When a Chinese company goes public in the U.S., it typically does so through a U.S. corporation. Under the resulting ownership structure, the Chinese company is owned by the U.S. corporation, often indirectly through an intermediary corporation domiciled in a jurisdiction other than the United States or China (i.e., a foreign intermediary corporation). Because of this ownership structure, under prior law, any dividends paid by the Chinese company generally were subject to U.S. tax regardless of whether the dividends were paid to the U.S. corporation. After the enactment on May 17, 2006 of an expansion of the so-called "CFC look-through rule," dividends paid by a Chinese corporation to a foreign intermediary corporation under this structure generally are no longer subject to immediate U.S. tax, but remain free of U.S. tax unless and until distributed to the U.S. corporation.
Recent trends show that Chinese companies are going public and trading on the U.S. markets in large volume. Most Chinese companies undergo a restructuring before they go public in the United States. The restructuring involves a share exchange between the stockholders of the Chinese company and a newly formed offshore corporation typically domiciled in a tax haven such as the British Virgin Islands, the Cayman Islands, or Mauritius. The result of this type of transaction is that the Chinese company becomes a wholly-owned subsidiary of the foreign corporation and the former stockholders of the Chinese company become the owners of all of the equity of the foreign corporation. Because the Chinese company is wholly owned by the foreign corporation, it typically qualifies as a wholly foreign-owned enterprise ("WFOE") under Chinese law. To go public in the United States, the foreign corporation often effects a share exchange or a reverse merger with a U.S. public shell corporation. The result is that the foreign intermediary corporation becomes the wholly-owned subsidiary of the U.S. corporation and the stockholders of the foreign intermediary corporation become the controlling stockholders of the U.S. corporation.

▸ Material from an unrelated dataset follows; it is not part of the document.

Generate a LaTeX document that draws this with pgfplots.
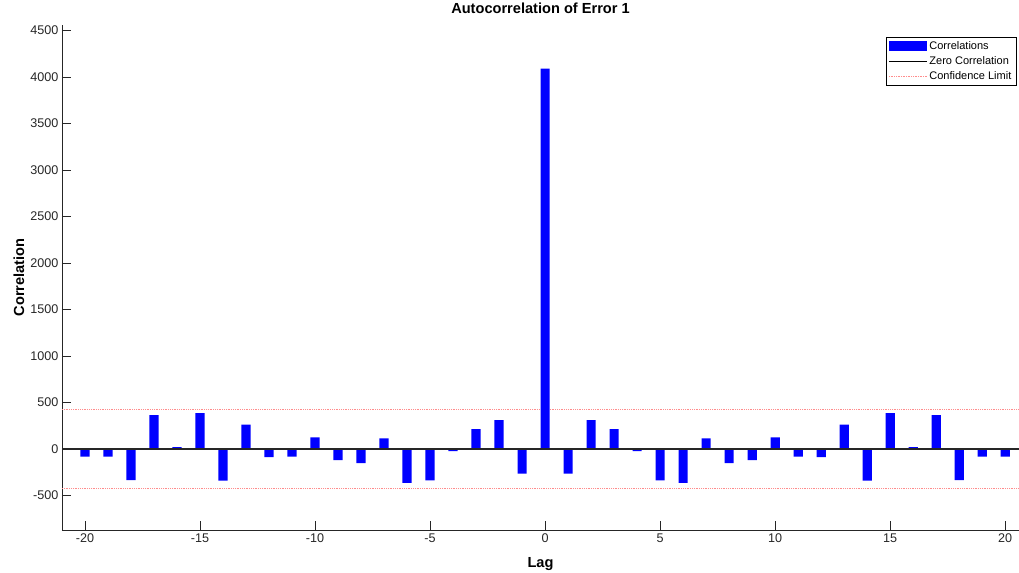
\documentclass[border=0pt]{standalone}
\usepackage{pgfplots}
\pgfplotsset{compat=1.18}
\usepackage{fontspec}
\setmainfont{Liberation Sans}
\definecolor{axgray}{RGB}{38,38,38}
\definecolor{barblue}{RGB}{0,0,255}
\definecolor{conf}{RGB}{255,0,0}

\begin{document}
\begin{tikzpicture}
\begin{axis}[
  scale only axis, width=957pt, height=505pt,
  xmin=-21, xmax=20.6, ymin=-870, ymax=4560,
  axis lines=left, axis line style={-, axgray},
  xtick={-20,-15,...,20}, ytick={-500,0,...,4500},
  tick align=inside, major tick length=9.5pt,
  tick style={axgray}, tick label style={font=\fontsize{12.6}{14}\selectfont, text=axgray},
  /pgf/number format/assume math mode=true,
  /pgf/number format/1000 sep={},
  xlabel={\textbf{Lag}}, ylabel={\textbf{Correlation}},
  label style={font=\fontsize{14.6}{16}\selectfont},
  xlabel style={at={(axis description cs:0.5,-0.0733)}, anchor=base},
  ylabel style={at={(axis description cs:-0.0397,0.5)}, anchor=base},
  title={\textbf{Autocorrelation of Error 1}},
  title style={font=\fontsize{14.6}{16}\selectfont, at={(axis description cs:0.5,1.011)}, anchor=base},
  legend cell align=left,
  legend style={at={(rel axis cs:0.9969,0.9762)}, anchor=north east, font=\fontsize{11}{12}\selectfont,
    draw=black, row sep=1.5pt, inner sep=2.5pt},
]
% confidence limits sit under the bars
\addplot[conf!45, densely dotted, line width=0.8pt, forget plot]
  coordinates {(-21,427)(20.6,427)};
\addplot[conf!45, densely dotted, line width=0.8pt, forget plot]
  coordinates {(-21,-427)(20.6,-427)};
\addplot[ybar, bar width=0.4, fill=barblue, draw=none,
  legend image code/.code={\fill[barblue] (0pt,-5pt) rectangle (38pt,5pt);}]
  coordinates {
  (-20,-82)(-19,-82)(-18,-333)(-17,366)(-16,21)(-15,387)(-14,-340)(-13,262)(-12,-86)(-11,-82)
  (-10,125)(-9,-118)(-8,-150)(-7,115)(-6,-362)(-5,-337)(-4,-21)(-3,215)(-2,312)(-1,-265)
  (0,4092)
  (1,-265)(2,312)(3,215)(4,-21)(5,-337)(6,-362)(7,115)(8,-150)(9,-118)(10,125)
  (11,-82)(12,-86)(13,262)(14,-340)(15,387)(16,21)(17,366)(18,-333)(19,-82)(20,-82)};
\addlegendentry{Correlations}
\addplot[black!85, line width=1.5pt,
  legend image code/.code={\draw[black, line width=0.7pt] (0pt,0pt) -- (38pt,0pt);}]
  coordinates {(-21,0)(20.6,0)};
\addlegendentry{Zero Correlation}
\addlegendimage{legend image code/.code={\draw[conf!45, densely dotted, line width=0.7pt] (0pt,0pt) -- (38pt,0pt);}}
\addlegendentry{Confidence Limit}
\end{axis}
\pgfresetboundingbox
\path[use as bounding box] ([xshift=-62pt,yshift=-42pt]current axis.south west)
  rectangle ([yshift=25pt]current axis.north east);
\end{tikzpicture}
\end{document}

Under the controlled foreign corporation ("CFC") rules (i.e., Subpart F) of the U.S. Internal Revenue Code (the "Code"), non-operating (or passive) income (i.e., Subpart F income) received by a CFC is generally subject to immediate taxation in the United States at a 35 percent tax rate, regardless of whether it is distributed to a U.S. shareholder. Under Subpart F, the WFOE and the foreign intermediary corporation are both CFCs of the U.S. corporation. Because the WFOE is typically engaged in active business activities, it typically has minimal (if any) Subpart F income and thus is not subject to significant U.S. tax under Subpart F. Before the enactment of the expanded CFC look-through rule, however, any dividends paid by the WFOE to the foreign intermediary corporation were considered Subpart F income of the foreign intermediary corporation and thus subject to immediate U.S. tax.
The New Law
On May 17, President Bush signed the Tax Increase Prevention and Reconciliation Act of 2005 ("TIPRA") into law. Section 103(b) of TIPRA added a temporary exception from Subpart F income for dividend, interest, rent, and royalty payments received by one CFC from a related CFC to the extent that the payment is attributable to non-Subpart F income of the payor (i.e., the expanded CFC look-through rule). This expanded CFC look-through rule is effective for tax years beginning after December 31, 2005 and before January 1, 2009.
Because of the enactment of the expanded CFC look-through rule, it is now possible for a WFOE owned by a U.S. corporation to pay dividends to a foreign intermediary corporation without incurring immediate U.S. tax. Consequently, investors in a WFOE owned through a U.S. corporation can now extract the earnings of the WFOE from China and redeploy those earnings outside of China without incurring any significant U.S. tax liability. The earnings will not be subject to U.S. tax unless and until they are distributed to the U.S. corporation.
The U.S. tax relief afforded by the CFC look-through rule is particularly significant to investors in a WFOE or any other Chinese foreign investment enterprises, because dividends paid by such entities to foreign shareholders generally are exempt from Chinese withholding tax. Because such dividends generally are not subject to tax in the tax haven jurisdiction of the foreign intermediary corporation either, the earnings can be extracted from China and redeployed elsewhere without incurring any worldwide tax liability. In effect, The expanded CFC look-through rule provides investors in Chinese WFOEs owned through U.S. corporations with tax-free access to U.S. public equity.